Once I read in a statement that

The language feature that "sealed the deal" to include references is operator overloading.

Why are references needed to effectively support operator overloading?? Any good explanation?

Answer 1

Here's what Stroustrup said in "The Design and Evolution of C++" (3.7 "references"):

References were introduced primarily to support operator overloading. ...

C passes every function argument by value, and where passing an object by value would be inefficient or inappropriate the user can pass a pointer . This strategy doesn't work where operator overloading is used. In that case, notational convenience is essential because users cannot be expected to insert address-of operators if the objects are large. For example:

  a = b - c; 

is acceptable (that is, conventional) notation, but

  a = &b - &c; 

is not. Anyway, &b - &c already has a meaning in C, and I didn't want to change that.

Answer 2

An obvious example would be the typical overload of ">>" as a stream extraction operator. To work as designed, this has to be able to modify both its left- and right-hand arguments. The right has to be modified, because the primary purpose is to read a new value into that variable. The left has to be modified to do things like indicating the current status of the stream.
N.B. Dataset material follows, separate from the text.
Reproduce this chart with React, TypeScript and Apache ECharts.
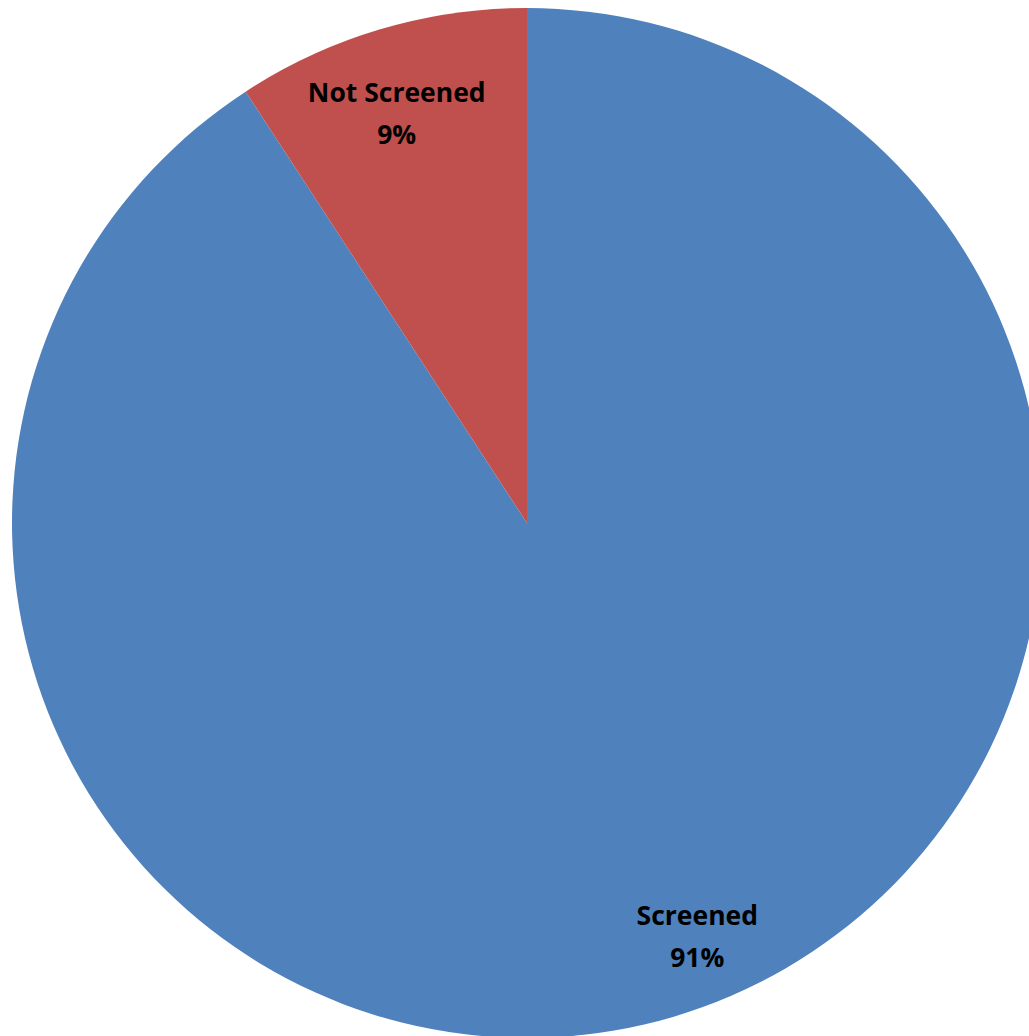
import React, { useEffect, useRef } from "react";
import * as echarts from "echarts";

const categories = ["Screened", "Not Screened"];
const values = [90.8, 9.2];
const colors = ["#4F81BD", "#C0504D"];
const labelShiftX = [45, -5];
const labelShiftY = [-8, 11];

export default function App() {
  const ref = useRef<HTMLDivElement>(null);
  useEffect(() => {
    if (!ref.current) return;
    const chart = echarts.init(ref.current, undefined, { renderer: "svg" });
    const data = categories.map((name, i) => ({
      name,
      value: values[i],
      itemStyle: { color: colors[i] },
    }));
    chart.setOption({
      animation: false,
      series: [
        {
          type: "pie",
          center: [527, 523],
          radius: [0, 515],
          startAngle: 90,
          clockwise: true,
          silent: true,
          data,
          label: { show: false },
          labelLine: { show: false },
          itemStyle: { borderWidth: 0 },
        },
        {
          type: "pie",
          center: [527, 523],
          radius: [358, 515],
          startAngle: 90,
          clockwise: true,
          silent: true,
          data: data.map((d) => ({ ...d, itemStyle: { color: "rgba(0,0,0,0)" } })),
          label: {
            show: true,
            position: "inside",
            formatter: (p: any) => `${p.name}\n${Math.round(p.percent)}%`,
            fontFamily: "Open Sans",
            fontWeight: "bold",
            fontSize: 26.5,
            lineHeight: 42,
            color: "#000",
          },
          labelLayout: (params: any) => ({
            dx: labelShiftX[params.dataIndex] || 0,
            dy: labelShiftY[params.dataIndex] || 0,
          }),
          labelLine: { show: false },
        },
      ],
    });
    return () => chart.dispose();
  }, []);
  return (
    <div
      ref={ref}
      style={{ position: "fixed", left: 0, top: 0, width: 1029, height: 1036, background: "#fff" }}
    />
  );
}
In theory, you could pass a pointer as the right-hand argument, but to do the same for the left argument would be problematic (eg when you chain operators together).
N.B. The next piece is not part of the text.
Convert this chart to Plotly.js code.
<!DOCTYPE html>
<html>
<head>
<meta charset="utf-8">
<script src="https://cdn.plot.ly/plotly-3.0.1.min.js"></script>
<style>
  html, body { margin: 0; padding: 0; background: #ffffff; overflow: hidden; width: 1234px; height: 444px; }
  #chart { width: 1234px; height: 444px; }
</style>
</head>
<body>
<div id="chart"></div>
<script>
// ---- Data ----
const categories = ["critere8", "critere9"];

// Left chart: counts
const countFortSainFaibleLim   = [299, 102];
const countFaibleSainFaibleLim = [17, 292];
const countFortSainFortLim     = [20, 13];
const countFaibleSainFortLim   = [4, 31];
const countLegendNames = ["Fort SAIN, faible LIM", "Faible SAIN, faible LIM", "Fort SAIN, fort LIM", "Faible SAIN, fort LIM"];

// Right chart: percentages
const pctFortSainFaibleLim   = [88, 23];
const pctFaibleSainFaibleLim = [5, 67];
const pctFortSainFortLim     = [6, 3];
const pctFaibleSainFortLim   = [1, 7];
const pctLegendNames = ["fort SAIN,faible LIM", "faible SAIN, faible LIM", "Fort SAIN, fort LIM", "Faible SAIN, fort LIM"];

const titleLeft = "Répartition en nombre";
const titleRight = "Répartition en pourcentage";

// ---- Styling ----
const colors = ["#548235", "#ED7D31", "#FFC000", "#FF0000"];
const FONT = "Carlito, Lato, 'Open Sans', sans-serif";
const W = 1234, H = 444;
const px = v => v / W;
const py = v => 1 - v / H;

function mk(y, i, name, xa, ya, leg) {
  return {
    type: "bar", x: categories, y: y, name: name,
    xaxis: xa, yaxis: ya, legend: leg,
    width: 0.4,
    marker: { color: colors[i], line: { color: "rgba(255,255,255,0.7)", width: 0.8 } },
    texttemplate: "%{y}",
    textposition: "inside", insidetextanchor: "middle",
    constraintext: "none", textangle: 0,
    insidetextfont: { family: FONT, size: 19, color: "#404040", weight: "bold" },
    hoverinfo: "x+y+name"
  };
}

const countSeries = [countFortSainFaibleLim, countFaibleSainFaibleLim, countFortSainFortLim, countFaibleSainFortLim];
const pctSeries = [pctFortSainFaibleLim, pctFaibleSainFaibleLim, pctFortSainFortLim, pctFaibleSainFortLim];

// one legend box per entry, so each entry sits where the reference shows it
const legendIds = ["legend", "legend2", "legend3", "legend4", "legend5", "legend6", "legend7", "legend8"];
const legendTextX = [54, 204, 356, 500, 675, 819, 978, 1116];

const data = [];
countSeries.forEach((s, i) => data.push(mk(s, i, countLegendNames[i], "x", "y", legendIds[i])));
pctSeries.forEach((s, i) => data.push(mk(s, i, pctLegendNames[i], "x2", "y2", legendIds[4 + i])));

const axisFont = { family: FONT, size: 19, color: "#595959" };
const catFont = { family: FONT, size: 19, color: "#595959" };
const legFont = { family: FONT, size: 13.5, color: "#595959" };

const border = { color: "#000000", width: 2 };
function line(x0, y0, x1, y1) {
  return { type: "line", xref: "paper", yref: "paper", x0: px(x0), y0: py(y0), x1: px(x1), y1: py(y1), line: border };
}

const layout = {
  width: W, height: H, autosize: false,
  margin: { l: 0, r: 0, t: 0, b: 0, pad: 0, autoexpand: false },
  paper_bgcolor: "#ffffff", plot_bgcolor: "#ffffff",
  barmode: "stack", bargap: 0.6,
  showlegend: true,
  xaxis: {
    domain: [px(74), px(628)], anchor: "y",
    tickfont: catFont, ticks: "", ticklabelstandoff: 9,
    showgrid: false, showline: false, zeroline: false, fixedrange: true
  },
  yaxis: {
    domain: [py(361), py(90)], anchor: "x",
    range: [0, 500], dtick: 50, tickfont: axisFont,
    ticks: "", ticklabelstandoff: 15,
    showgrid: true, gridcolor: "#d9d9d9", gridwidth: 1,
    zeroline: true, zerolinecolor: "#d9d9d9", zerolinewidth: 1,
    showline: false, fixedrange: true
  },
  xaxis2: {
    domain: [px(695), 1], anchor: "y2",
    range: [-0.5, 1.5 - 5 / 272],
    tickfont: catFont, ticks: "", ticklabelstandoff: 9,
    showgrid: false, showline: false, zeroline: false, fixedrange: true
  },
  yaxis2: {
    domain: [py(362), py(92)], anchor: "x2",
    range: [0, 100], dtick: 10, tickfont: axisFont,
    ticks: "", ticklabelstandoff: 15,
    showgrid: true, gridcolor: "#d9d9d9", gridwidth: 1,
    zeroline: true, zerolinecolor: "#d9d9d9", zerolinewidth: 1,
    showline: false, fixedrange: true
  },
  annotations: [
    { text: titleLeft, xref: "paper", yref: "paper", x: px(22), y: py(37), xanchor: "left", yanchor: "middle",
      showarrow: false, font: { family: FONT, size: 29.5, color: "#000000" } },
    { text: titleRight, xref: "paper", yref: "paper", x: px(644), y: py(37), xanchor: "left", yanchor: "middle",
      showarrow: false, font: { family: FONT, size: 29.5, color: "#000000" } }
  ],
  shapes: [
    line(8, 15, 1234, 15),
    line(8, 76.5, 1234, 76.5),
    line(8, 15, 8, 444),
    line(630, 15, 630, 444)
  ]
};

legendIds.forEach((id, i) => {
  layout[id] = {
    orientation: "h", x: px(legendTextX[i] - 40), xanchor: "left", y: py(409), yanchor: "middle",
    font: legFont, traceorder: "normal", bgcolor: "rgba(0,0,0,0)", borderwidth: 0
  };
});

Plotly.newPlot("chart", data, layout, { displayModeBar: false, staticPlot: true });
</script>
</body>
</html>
Edit: it becomes more problematic for the left side partly because the basic syntax of overloading is that x@y (where "@" stands for any overloaded operator) means x.opertor@(y) . Now, if you change the rules so you somehow turn that x into a pointer, you quickly run into another problem: for a pointer, a lot of those operators already have a valid meaning separate from the overload -- eg, if I translate x+2 as somehow magically working with a pointer to x , then I've produced an expression that already has a meaning completely separate from the overload. To work around that, you could (for example) decide that for this purpose, you'd produce a special kind of pointer that didn't support pointer arithmetic. Then you'd have to deal with x=y -- so the special pointer becomes one that you can't modify directly either, and any attempt at assigning to it ends up assigning to whatever it points at instead.

We've only restricted them enough to support two operator overloads, but our "special pointer" is already about 90% of the way to being a reference with a different name...

Answer 3

References constitute a standard means of specifying that the compiler should handle the addresses of objects as though they were objects themselves. This is well-suited to operator overloading because operations usually need to be chained in expressions; to do this with a uniform interface, ie, entirely by reference, you often would need to take the address of a temporary variable, which is illegal in C++ because pointers make no guarantee about the lifetimes of their referents. References, on the other hand, do. Using references tells the compiler to work a certain kind of very specific magic (with const references at least) that preserves the lifetime of the referent.

Answer 4

Typically when you're implementing an operator you want to operate directly on the operand -- not a copy of it -- but passing a pointer risks that you could delete the memory inside the operator. (Yes, it would be stupid, but it would be a significant danger nonetheless.) References allow for a convenient way of allowing pointer-like access without the "assignment of responsibility" that passing pointers incurs.